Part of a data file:
— Start —

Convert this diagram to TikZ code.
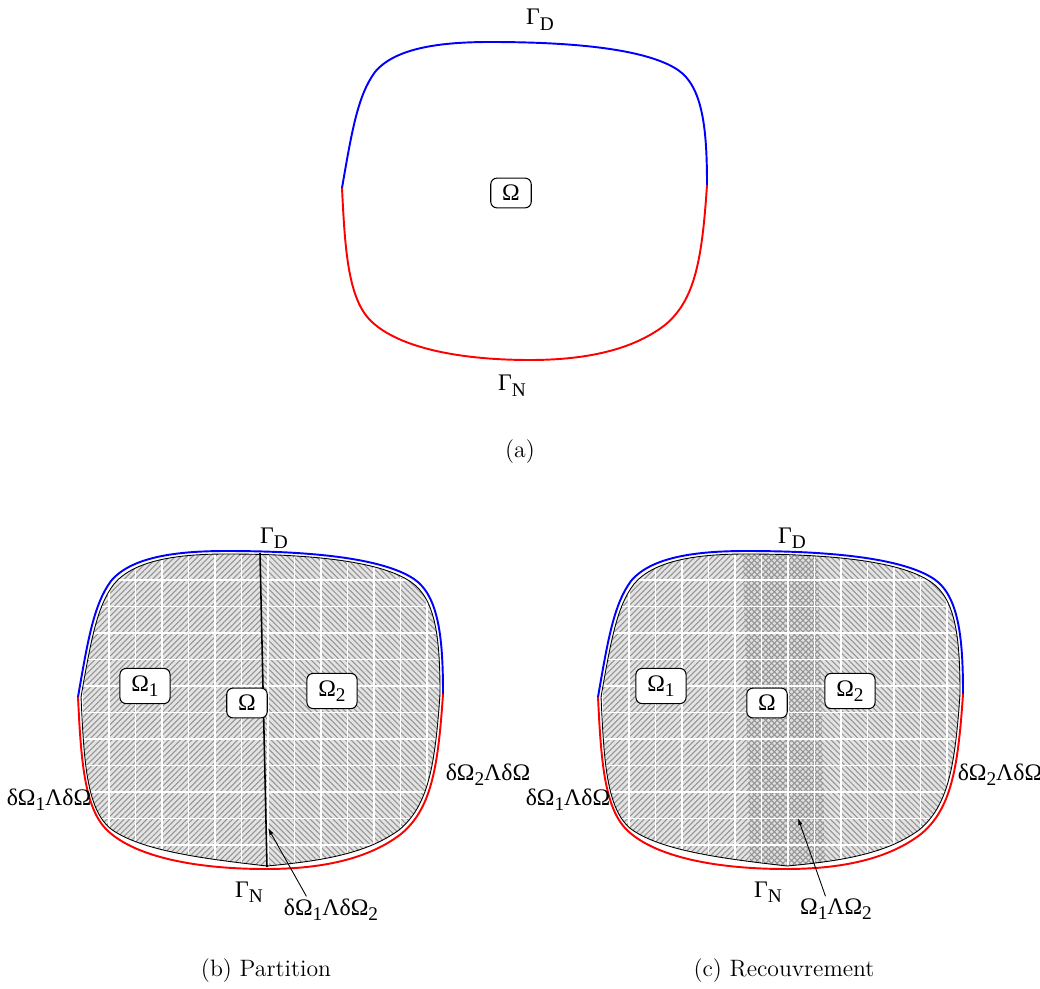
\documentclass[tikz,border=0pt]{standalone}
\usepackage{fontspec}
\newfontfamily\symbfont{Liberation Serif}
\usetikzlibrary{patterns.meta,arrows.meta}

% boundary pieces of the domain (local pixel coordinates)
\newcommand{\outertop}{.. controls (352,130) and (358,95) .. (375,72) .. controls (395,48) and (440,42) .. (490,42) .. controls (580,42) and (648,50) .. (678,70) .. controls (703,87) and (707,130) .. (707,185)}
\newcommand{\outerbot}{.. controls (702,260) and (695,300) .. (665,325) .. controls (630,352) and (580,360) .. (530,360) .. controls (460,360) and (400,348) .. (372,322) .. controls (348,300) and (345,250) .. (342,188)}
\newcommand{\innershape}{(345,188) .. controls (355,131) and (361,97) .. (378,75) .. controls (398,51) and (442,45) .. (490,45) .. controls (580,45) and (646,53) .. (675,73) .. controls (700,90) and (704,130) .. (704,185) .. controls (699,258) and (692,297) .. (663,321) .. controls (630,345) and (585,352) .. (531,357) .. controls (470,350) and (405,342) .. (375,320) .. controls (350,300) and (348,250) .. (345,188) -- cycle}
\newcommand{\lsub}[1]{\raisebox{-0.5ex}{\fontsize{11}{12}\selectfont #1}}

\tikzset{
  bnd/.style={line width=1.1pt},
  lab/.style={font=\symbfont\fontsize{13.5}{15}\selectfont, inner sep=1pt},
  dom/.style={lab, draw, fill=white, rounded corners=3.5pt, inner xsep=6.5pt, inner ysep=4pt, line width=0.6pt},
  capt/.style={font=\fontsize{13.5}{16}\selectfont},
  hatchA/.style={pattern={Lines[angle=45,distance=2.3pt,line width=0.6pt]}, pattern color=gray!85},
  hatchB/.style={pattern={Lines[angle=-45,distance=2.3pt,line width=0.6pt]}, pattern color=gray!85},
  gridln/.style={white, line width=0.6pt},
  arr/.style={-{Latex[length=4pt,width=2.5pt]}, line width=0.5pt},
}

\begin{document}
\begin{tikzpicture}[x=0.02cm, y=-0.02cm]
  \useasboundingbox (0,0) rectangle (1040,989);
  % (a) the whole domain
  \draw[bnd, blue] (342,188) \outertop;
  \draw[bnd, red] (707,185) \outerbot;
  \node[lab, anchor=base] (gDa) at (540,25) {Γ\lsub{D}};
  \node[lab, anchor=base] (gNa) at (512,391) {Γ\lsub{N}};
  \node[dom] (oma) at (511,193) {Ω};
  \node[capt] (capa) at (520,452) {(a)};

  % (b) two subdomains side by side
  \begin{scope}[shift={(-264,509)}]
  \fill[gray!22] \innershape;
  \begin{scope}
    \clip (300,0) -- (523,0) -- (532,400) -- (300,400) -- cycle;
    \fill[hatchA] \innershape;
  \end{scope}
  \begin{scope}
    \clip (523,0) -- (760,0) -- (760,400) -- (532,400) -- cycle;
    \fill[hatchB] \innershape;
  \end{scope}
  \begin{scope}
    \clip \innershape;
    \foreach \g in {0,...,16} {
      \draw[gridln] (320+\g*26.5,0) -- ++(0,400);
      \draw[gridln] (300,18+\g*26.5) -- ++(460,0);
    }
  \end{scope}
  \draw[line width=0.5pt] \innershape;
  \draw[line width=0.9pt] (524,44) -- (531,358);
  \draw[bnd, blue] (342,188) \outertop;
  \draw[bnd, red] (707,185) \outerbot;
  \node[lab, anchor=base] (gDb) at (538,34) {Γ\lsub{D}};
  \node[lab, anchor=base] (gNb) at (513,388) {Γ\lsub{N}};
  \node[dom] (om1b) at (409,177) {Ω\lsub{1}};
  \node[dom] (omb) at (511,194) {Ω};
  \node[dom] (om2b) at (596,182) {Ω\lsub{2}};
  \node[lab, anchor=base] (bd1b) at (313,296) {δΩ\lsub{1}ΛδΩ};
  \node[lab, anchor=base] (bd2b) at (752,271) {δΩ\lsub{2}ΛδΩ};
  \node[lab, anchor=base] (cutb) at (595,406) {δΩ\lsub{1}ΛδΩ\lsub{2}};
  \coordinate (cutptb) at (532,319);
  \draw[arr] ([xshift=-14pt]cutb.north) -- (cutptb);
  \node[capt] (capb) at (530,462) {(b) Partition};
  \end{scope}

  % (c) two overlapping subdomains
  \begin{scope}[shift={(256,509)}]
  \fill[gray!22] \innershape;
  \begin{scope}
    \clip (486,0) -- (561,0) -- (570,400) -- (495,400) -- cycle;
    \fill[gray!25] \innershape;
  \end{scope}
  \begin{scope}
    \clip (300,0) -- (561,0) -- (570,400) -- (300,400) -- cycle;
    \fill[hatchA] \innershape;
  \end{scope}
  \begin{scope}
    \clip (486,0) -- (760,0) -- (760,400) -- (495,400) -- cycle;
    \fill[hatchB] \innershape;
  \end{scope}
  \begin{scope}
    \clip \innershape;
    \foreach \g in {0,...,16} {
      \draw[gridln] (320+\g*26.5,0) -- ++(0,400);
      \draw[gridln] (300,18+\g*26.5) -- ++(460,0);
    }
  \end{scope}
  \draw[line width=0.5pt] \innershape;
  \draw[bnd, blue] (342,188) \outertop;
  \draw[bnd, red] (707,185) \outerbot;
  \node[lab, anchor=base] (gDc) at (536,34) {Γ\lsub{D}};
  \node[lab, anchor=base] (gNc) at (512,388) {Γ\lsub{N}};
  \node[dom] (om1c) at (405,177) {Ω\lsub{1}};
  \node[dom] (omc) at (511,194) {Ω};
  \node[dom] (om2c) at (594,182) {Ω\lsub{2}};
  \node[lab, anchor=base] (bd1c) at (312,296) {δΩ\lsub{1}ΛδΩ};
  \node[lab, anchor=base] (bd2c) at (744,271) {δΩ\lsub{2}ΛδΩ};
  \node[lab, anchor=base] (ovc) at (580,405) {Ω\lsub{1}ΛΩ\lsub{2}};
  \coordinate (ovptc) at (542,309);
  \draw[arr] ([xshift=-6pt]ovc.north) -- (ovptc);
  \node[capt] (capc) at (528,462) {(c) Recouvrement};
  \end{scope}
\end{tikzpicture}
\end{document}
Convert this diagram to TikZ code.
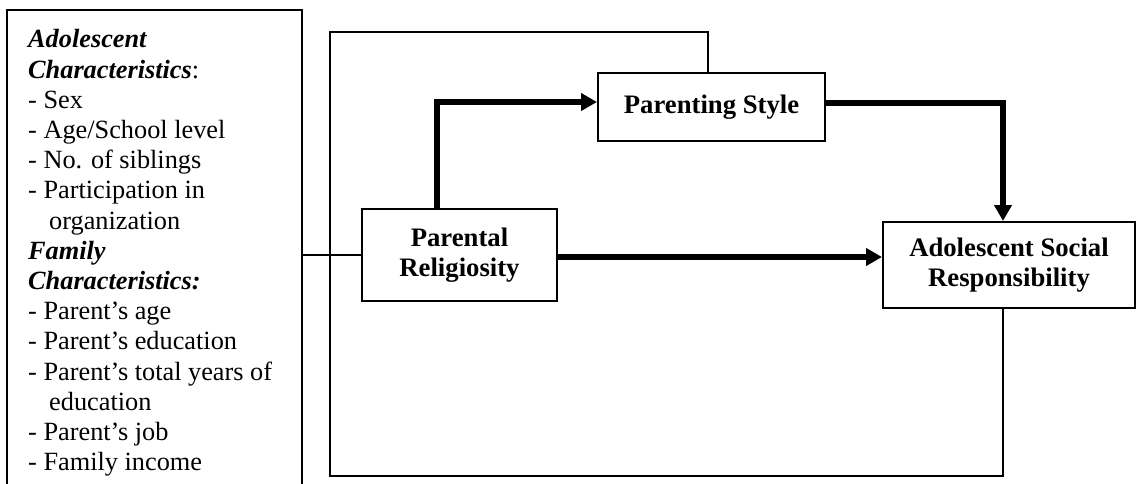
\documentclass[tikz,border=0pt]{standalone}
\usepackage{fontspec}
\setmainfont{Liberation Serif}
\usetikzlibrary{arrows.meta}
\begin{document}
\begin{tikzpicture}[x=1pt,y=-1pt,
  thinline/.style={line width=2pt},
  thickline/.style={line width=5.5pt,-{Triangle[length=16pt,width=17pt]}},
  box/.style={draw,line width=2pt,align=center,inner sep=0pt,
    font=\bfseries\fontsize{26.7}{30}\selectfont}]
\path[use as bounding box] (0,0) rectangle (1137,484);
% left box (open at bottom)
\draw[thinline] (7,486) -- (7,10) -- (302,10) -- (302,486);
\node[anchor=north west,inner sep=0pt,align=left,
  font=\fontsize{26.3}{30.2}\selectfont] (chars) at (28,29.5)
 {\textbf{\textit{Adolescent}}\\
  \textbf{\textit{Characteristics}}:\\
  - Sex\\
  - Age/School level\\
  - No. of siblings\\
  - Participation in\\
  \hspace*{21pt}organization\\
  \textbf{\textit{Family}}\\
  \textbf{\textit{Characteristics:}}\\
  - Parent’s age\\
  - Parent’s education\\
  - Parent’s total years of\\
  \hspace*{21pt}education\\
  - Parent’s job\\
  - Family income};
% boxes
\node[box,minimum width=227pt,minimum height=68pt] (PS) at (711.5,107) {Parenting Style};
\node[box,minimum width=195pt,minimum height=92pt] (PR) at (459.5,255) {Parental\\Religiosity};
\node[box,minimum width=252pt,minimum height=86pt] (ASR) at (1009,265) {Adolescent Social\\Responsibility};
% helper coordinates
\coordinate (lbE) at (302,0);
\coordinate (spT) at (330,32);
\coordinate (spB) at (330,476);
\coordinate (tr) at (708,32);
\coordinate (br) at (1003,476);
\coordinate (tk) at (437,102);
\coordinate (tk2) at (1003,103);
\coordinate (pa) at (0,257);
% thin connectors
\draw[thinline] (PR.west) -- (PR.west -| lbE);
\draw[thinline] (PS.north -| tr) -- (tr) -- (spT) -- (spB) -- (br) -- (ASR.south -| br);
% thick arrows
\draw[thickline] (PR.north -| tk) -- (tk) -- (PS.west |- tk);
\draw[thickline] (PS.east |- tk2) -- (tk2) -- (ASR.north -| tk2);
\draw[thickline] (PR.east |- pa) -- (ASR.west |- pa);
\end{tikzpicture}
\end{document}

— End —

## WHAT YOU NEED TO DO
Give again exactly the lines running from the beginning of the material above through the line that contains "(capa) at (520,452)", and leave out every picture.

## THE OUTPUT
Convert this diagram to TikZ code.
\documentclass[tikz,border=0pt]{standalone}
\usepackage{fontspec}
\newfontfamily\symbfont{Liberation Serif}
\usetikzlibrary{patterns.meta,arrows.meta}

% boundary pieces of the domain (local pixel coordinates)
\newcommand{\outertop}{.. controls (352,130) and (358,95) .. (375,72) .. controls (395,48) and (440,42) .. (490,42) .. controls (580,42) and (648,50) .. (678,70) .. controls (703,87) and (707,130) .. (707,185)}
\newcommand{\outerbot}{.. controls (702,260) and (695,300) .. (665,325) .. controls (630,352) and (580,360) .. (530,360) .. controls (460,360) and (400,348) .. (372,322) .. controls (348,300) and (345,250) .. (342,188)}
\newcommand{\innershape}{(345,188) .. controls (355,131) and (361,97) .. (378,75) .. controls (398,51) and (442,45) .. (490,45) .. controls (580,45) and (646,53) .. (675,73) .. controls (700,90) and (704,130) .. (704,185) .. controls (699,258) and (692,297) .. (663,321) .. controls (630,345) and (585,352) .. (531,357) .. controls (470,350) and (405,342) .. (375,320) .. controls (350,300) and (348,250) .. (345,188) -- cycle}
\newcommand{\lsub}[1]{\raisebox{-0.5ex}{\fontsize{11}{12}\selectfont #1}}

\tikzset{
  bnd/.style={line width=1.1pt},
  lab/.style={font=\symbfont\fontsize{13.5}{15}\selectfont, inner sep=1pt},
  dom/.style={lab, draw, fill=white, rounded corners=3.5pt, inner xsep=6.5pt, inner ysep=4pt, line width=0.6pt},
  capt/.style={font=\fontsize{13.5}{16}\selectfont},
  hatchA/.style={pattern={Lines[angle=45,distance=2.3pt,line width=0.6pt]}, pattern color=gray!85},
  hatchB/.style={pattern={Lines[angle=-45,distance=2.3pt,line width=0.6pt]}, pattern color=gray!85},
  gridln/.style={white, line width=0.6pt},
  arr/.style={-{Latex[length=4pt,width=2.5pt]}, line width=0.5pt},
}

\begin{document}
\begin{tikzpicture}[x=0.02cm, y=-0.02cm]
  \useasboundingbox (0,0) rectangle (1040,989);
  % (a) the whole domain
  \draw[bnd, blue] (342,188) \outertop;
  \draw[bnd, red] (707,185) \outerbot;
  \node[lab, anchor=base] (gDa) at (540,25) {Γ\lsub{D}};
  \node[lab, anchor=base] (gNa) at (512,391) {Γ\lsub{N}};
  \node[dom] (oma) at (511,193) {Ω};
  \node[capt] (capa) at (520,452) {(a)};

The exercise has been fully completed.